The customs and trade administration would be
the point for the collection of excise duties on a list of high
value items, generally identified as imported tobacco and tobacco
products, coffee, oil and oil products, imported alcohol, and
vehicles. Excises would constitute the most significant source of
local revenues, especially in the early stage of economic
recovery.
The longer term thrust of trade policy should
be directed at regional cooperation and progressively greater
integration of Kosovo into Europe on the basis of a private market
economy. Policies and institutions should be consistent with EU
plans concerning the incorporation of Balkan economies into an
emerging European free trade area in industrial goods and other
goods and services.
6. Private sector development
Fostering rapid private market growth is vital
in the immediate post-conflict period for job creation and growth
and in the long run for economic sustainability. The Bank-Fund
mission found a general consensus that Kosovo’s development had
to be private sector based. The legal and regulatory environment
affecting business would have to be reformed with key outstanding
issues being property rights, including changes in ownership over
the past decade and some privatisations and foreign concessions,
contracting and collateral laws and general business regulations.
The future ownership and management of the
large mining, energy and manufacturing enterprises and, indeed,
their viability under competitive world market conditions are
immediate issues. An examination of the state of enterprises is
being undertaken by a number of donors (Bank, EBRD, USAID). This
will be followed by the design of business plans covering
marketing, technology, and other factors of comparative advantage
for a select number of enterprises. On this basis, private
investment (strategic, foreign) would be sought for a quick
re-start of these enterprises.
Two immediate issues come to mind as needing
resolution before sustained investment can begin. First,
ownership. The large enterprises were state-owned and the medium
and small ones socially-owned under the Yugoslav system. Post-1989
Kosovo saw the forcible integration of Kosovo enterprises (and
banks) with "partners" from the rest of Serbia, the
awarding of ownership rights or concessions to certain foreign
enterprises, and a general loss of management control by Albanian
Kosovars in Kosovo’s enterprise sector. The legal validity of
these types of transactions under constitutional or company law or
under fair competition or transparency requirements is open to
question.
Clearly, private investment – foreign or
domestic – will be deterred by the uncertainties associated with
ownership and it will not be possible to begin a privatisation
programme under such conditions. UNMIK has indicated that it would
seek legal guidance on ownership and would then issue a decree on
ownership that would, in effect, constitute the law of the land on
this question. Investment and privatisation could then proceed.

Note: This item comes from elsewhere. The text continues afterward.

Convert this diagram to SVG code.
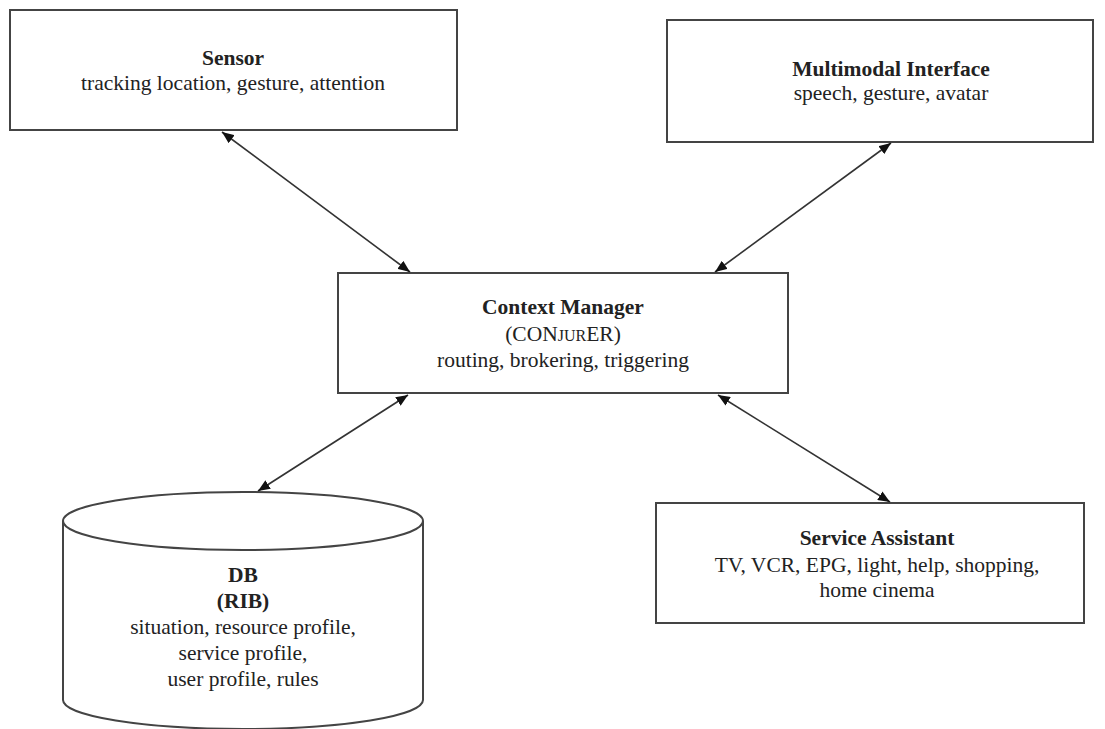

Secondly, support for the emerging private
sector. An aggressive programme of SME development is required.
Various aspects of the legal and regulatory environment will have
to be adapted to this end. Small business support projects would
be needed. Given the collapse of the banking system,
donor-supported credit lines for working capital would also be
essential. Kosovo appears, however, to have access to significant
diaspora financing for investment and this may well turn out to be
the key to the rejuvenation of its private market based economy.

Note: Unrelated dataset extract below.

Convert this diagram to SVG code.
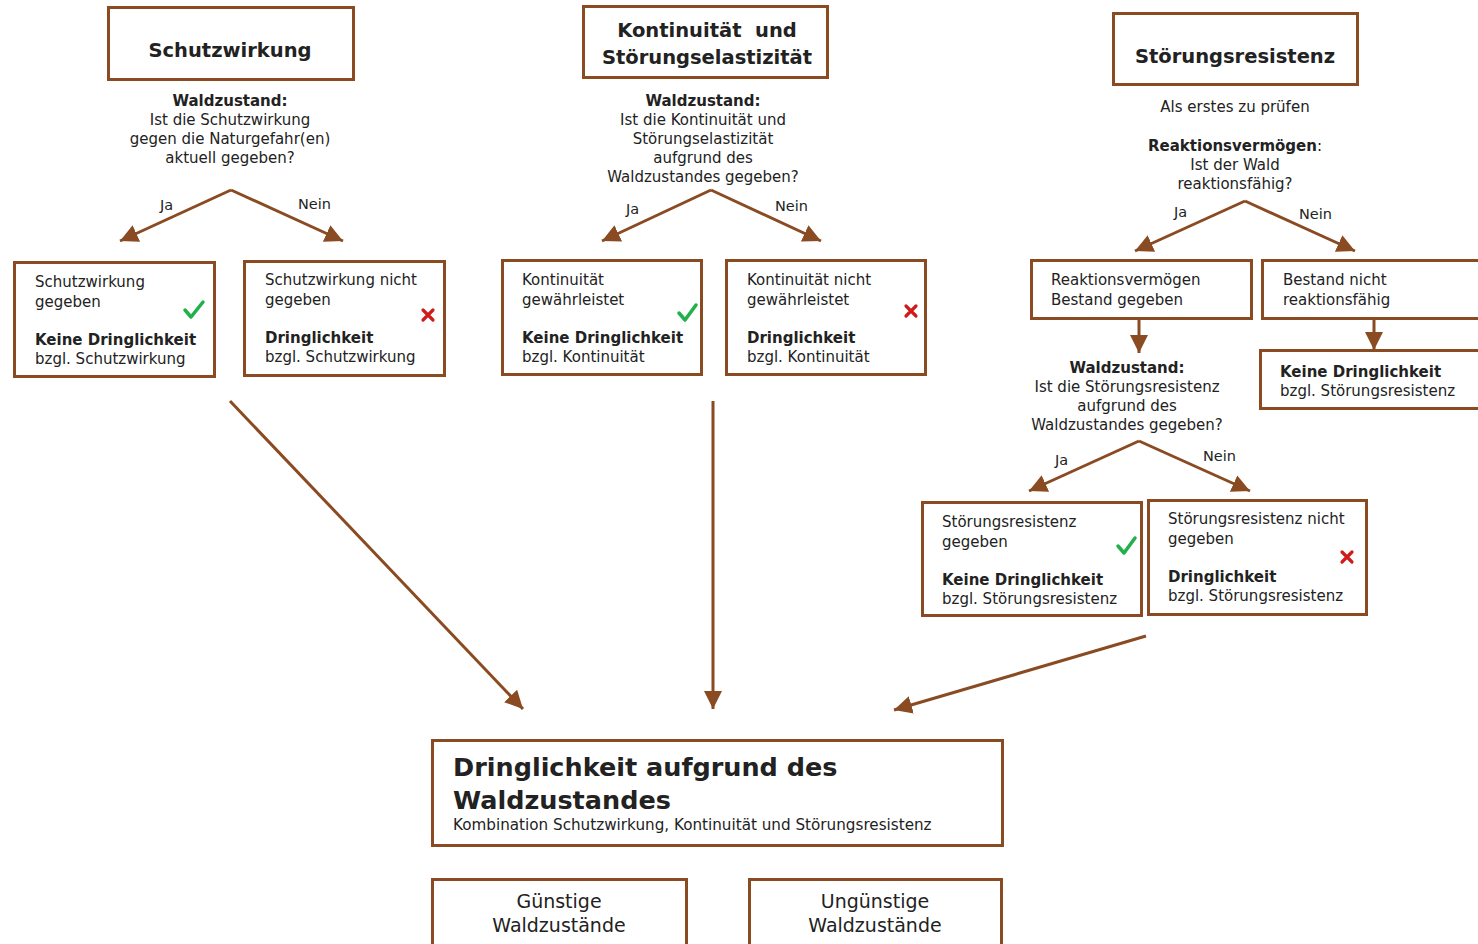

7. Need for budget support funds
The programme of economic recovery and reform
outlined in these remarks would be UNMIK led , with the Bank and
the Fund playing a strong advisory role and the Bank providing
finance for the budget, for private sector development and for
investment projects. As the UNMIK representative has made clear in
his statement, the budget for local costs remains substantially
under-financed. The major categories of local expenditures relate
to salaries, cost of essential goods, and much needed maintenance
operations in the health, education and civil administration
sectors. The last-mentioned includes public utilities.

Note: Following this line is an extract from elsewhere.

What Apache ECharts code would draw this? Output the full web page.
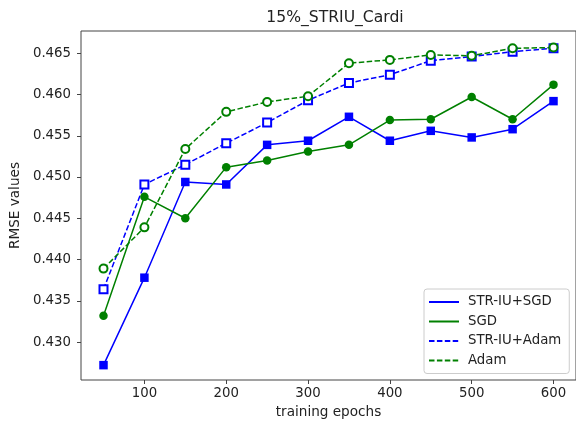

It is natural that the revenue base in the
initial stages of post-conflict recovery is small. Revenues will
be built up as the economy recovers and as user charges on public
services (water, electricity, heating) are levied at increasingly
cost-related tariffs. The Bank and the Fund staffs strongly
endorse the call made by UNMIK for donor support for its budget to
finance the kind of expenditures indicated. The UNMIK estimate
indicates that the budget gap for the rest of 1999 amounts to
approximately DM80 million or US$45 million. This donor financing
need for the budget will begin to fall from the end of the year
and can be expected to be much smaller on an average monthly basis
in the year 2000. We, therefore, hope that donors will make
commitments for budget support.
8. Strategic Directions for Kosovo’s Economic
Recovery
The Bank has circulated a paper on this subject
this morning. It is intended to provide a measure of the dimension
of the task of economic recovery based on not only physical
war-related damage, but also the requirements of transition to a
market economy and the institutions that have to be developed to
this end and the legal questions on ownership, sanctions and
applicability of FRY law that have to be resolved. The paper also
sketches the framework of a priority recovery programme focussing
on promoting a private market economy, jump-starting agriculture,
rehabilitating infrastructure and strengthening key government
services in the social sector.
We see this paper – that draws on the work of
others -- as providing a rapid, preliminary analysis and as a
contribution to donor thinking on the scale of the problem and the
priorities. It is clear that one has to go well beyond physical
damage if the objectives of recovery, of integration, and, indeed,
the wider Stability Pact objectives are to be met. It is also
clear that the contribution being made by the Kosovars themselves
to their future is already impressive and will remain paramount in
determining Kosovo’s future after the immediate post-conflict
period is over. The long term viability of the recovery programme
will depend on us empowering local institutions and
representatives to fulfil this task of recovery.